Худой, нервный, еще не позабывший университетского курса, молодой доктор Пигарев не пришелся к этому двору. Когда его приглашали на консилиумы, он часто спорил и не соглашался с мнениями авторитетных коллег. Он всегда подозревал более тяжелую болезнь и предлагал более серьезное лечение – в отличие от остальных, которые были несгибаемыми оптимистами. Они посмеивались над ним и за глаза называли его “
Однако был один хороший дом, где его принимали.
Это была богатая семья Шаховых. Отец – помещик и фабрикант фаянсовой посуды; мать – урожденная княжна Гундорова, две бездетные образованные тетки, сестры отца, – одна музыкантша, другая переводила французские романы и печатала их в столице, у Вольфа.
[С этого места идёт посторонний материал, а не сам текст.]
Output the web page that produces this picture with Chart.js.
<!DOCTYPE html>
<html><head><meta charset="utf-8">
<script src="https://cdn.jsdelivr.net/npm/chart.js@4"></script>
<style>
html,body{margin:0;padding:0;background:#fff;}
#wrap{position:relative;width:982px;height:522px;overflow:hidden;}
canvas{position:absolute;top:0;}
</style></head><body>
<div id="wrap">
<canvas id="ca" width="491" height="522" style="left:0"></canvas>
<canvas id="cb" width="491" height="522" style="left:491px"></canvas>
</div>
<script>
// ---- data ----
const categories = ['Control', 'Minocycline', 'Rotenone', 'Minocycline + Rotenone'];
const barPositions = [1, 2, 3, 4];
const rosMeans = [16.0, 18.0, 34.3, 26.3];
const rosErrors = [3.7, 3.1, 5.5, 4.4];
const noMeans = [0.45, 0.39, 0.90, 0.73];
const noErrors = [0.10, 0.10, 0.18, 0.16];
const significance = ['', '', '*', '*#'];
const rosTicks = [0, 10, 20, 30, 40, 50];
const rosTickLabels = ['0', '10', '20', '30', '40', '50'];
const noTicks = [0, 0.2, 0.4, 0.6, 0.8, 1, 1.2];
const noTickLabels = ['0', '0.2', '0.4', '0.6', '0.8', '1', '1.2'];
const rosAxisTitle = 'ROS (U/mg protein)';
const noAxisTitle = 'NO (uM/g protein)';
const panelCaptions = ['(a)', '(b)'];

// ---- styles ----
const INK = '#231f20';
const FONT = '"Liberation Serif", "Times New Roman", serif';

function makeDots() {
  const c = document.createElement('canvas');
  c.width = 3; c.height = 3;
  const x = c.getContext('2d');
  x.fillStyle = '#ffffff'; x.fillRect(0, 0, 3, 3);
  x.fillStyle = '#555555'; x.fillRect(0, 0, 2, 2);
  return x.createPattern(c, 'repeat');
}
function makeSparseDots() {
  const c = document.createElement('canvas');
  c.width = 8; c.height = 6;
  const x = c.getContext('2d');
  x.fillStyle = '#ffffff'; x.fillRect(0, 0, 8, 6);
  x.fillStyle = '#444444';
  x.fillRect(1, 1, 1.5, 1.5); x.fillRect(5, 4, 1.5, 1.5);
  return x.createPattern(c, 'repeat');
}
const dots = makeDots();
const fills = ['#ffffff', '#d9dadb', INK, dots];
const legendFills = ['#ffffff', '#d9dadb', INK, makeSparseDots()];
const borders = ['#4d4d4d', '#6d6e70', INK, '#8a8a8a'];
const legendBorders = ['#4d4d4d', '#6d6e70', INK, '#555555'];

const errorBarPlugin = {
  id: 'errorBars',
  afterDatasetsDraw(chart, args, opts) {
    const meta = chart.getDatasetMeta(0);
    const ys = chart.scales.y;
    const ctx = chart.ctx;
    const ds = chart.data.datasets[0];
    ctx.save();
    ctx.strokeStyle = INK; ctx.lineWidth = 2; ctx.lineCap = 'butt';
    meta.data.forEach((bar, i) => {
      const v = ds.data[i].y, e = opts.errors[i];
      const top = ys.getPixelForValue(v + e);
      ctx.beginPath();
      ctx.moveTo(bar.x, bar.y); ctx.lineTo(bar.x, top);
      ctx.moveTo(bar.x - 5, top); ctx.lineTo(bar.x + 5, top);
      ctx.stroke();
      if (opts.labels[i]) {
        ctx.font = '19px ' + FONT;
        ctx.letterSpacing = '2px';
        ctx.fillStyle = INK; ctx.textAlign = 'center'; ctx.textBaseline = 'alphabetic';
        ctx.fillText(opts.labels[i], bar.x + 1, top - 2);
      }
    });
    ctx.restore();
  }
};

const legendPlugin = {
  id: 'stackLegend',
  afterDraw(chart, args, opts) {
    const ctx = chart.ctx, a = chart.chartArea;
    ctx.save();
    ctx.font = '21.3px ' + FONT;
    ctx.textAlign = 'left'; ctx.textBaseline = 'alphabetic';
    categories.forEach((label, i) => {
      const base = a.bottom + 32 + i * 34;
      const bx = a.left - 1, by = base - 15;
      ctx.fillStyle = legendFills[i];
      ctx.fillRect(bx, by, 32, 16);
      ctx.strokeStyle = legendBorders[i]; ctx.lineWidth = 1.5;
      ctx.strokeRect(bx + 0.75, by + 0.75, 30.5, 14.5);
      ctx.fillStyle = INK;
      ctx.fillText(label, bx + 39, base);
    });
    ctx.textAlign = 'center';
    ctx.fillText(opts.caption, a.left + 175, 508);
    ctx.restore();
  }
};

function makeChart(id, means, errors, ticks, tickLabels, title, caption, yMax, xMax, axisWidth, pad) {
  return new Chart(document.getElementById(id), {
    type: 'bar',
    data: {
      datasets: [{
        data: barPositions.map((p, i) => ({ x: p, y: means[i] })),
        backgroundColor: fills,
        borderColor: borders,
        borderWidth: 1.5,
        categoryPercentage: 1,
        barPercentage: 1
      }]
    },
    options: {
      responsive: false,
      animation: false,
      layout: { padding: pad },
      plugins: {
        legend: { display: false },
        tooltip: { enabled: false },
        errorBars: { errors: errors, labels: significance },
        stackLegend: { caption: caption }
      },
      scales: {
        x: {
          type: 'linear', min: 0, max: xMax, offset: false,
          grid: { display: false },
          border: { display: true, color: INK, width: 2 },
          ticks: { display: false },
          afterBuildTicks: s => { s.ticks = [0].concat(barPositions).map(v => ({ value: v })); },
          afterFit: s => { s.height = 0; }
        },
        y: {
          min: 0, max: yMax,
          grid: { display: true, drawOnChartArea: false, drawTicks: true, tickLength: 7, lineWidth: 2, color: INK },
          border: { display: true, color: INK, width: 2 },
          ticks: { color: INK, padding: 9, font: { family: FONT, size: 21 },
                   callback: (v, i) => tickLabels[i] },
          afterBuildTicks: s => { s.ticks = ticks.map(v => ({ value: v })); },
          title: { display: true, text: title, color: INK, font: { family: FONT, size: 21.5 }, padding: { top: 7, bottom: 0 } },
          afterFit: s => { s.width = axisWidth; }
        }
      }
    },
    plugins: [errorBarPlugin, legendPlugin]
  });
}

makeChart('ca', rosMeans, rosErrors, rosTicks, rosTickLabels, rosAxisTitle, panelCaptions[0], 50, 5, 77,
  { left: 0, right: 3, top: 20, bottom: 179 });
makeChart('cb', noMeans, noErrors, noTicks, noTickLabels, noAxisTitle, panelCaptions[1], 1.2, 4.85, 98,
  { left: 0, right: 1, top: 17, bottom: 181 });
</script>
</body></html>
Центром всего дома была любимая дочь и племянница Елизавета, девица двадцати пяти лет, старше доктора Пигарева на год. Он удачно вылечил ее от затяжного кашля, и с тех пор Шаховы полюбили его, хотя именитые N-ские врачи хмыкали и пожимали плечами.
Сергей Сергеевич любил бывать у Шаховых, сидеть за длинным столом под низкой люстрой, болтать с тетками Анной Петровной и Ангелиной Петровной о последнем романе Мопассана, принимать из рук лакея блюдечко с мороженым, глядеть на профиль Лизы и мечтать, что это его дом, его семья, его красивая жена.
Лиза, пока не начинался ужин, обыкновенно сидела не за столом, а в стороне, у окна, напротив своего мольберта. Она рисовала и писала красками и даже в свое время брала уроки у какого-то известного художника.
* * *
– Елизавета Васильевна… – начал однажды доктор Пигарев, когда они прохладным летним вечером вдруг оказались вдвоем на просторном крыльце, ведущем в сад.
Она сидела на плетеном диване, он вышел из дома с папироской и присел рядом. Она закашлялась. Он встал, шагнул в сад, затоптал папиросу в землю, вернулся.
– Как вы добры и внимательны, доктор, – сказала Елизавета. – Я все еще немного кашляю от табачного дыма.
– Простите, – сказал Сергей Сергеич.
– О, это вы меня простите! – Она ласково улыбнулась. – Я измучила весь дом своим кашлем. Тетя Ангелина из-за меня перестала курить. Но я выздоровею, правда? С вашей помощью, вы ведь обещали? И тогда все в доме смогут курить, как курили раньше!
– Непременно! Вы, собственно говоря, уже здоровы. Так, небольшое раздражение в гортани… Елизавета Васильевна! Я вам хотел сказать одну важную вещь…
– Сергей Сергеевич. – Улыбка ушла с ее лица. – Я знаю, что вы хотите сказать. Я очень, очень, очень ценю вас и ваше внимание. Я даже… – Она вдруг покраснела и стала ломать свои длинные красивые пальцы. – Я даже, наверное, люблю вас… как друга… как прекрасного человека… и в других обстоятельствах я была бы счастлива принять ваше предложение… Мой отец вас просто обожает. Мама и тетки от вас без ума. Но поймите меня…
“Ишь, – вдруг раздраженно подумал Пигарев. – Я ей пока еще ни одного слова не сказал, а она уже отказывает!”
– Я не создана для семейного счастья. Я не жена, не хозяйка, не мать. Я художница. Это не просто мои фантазии. Я работаю над собою, я сижу за мольбертом по пять часов в день. Меня поддержал господин Поленов, он видит во мне способности.
– Разве одно мешает другому? – возразил Сергей Сергеич.
– Мне двадцать пять лет, – серьезно сказала Лиза. – Ежели бы я чувствовала в себе женское призвание, я бы вышла замуж семь лет назад, у меня уже было бы трое детей… Ах, Сергей Сергеевич, не горюйте, милый! – Она откинула голову, посмотрела него как будто бы издали. – О! Я вижу, как вы нахмурились, как напряглись ваши брови и веки, как горит ваш взор, как ходят желваки на ваших скулах! С вас можно писать молодого римского христианина, который стоит перед каким-нибудь консулом или прокуратором в ожидании приговора! Какое сильное, благородное лицо… – Она перевела дыхание и улыбнулась. – Простите, мой милый, мой дорогой друг. Вы меня прощаете?
Она заглянула ему в глаза и по-дружески крепко сжала его запястье.
– Я не в силах на вас сердиться, – сказал он и поцеловал ей руку, хотя его сердце было стиснуто гневом и унижением.
– Правда?
– Клянусь. – Он склонил голову.
– Тогда приходите в среду на вокзал, я уезжаю в Москву. Проводите меня!
* * *
Но в среду его позвали на консилиум.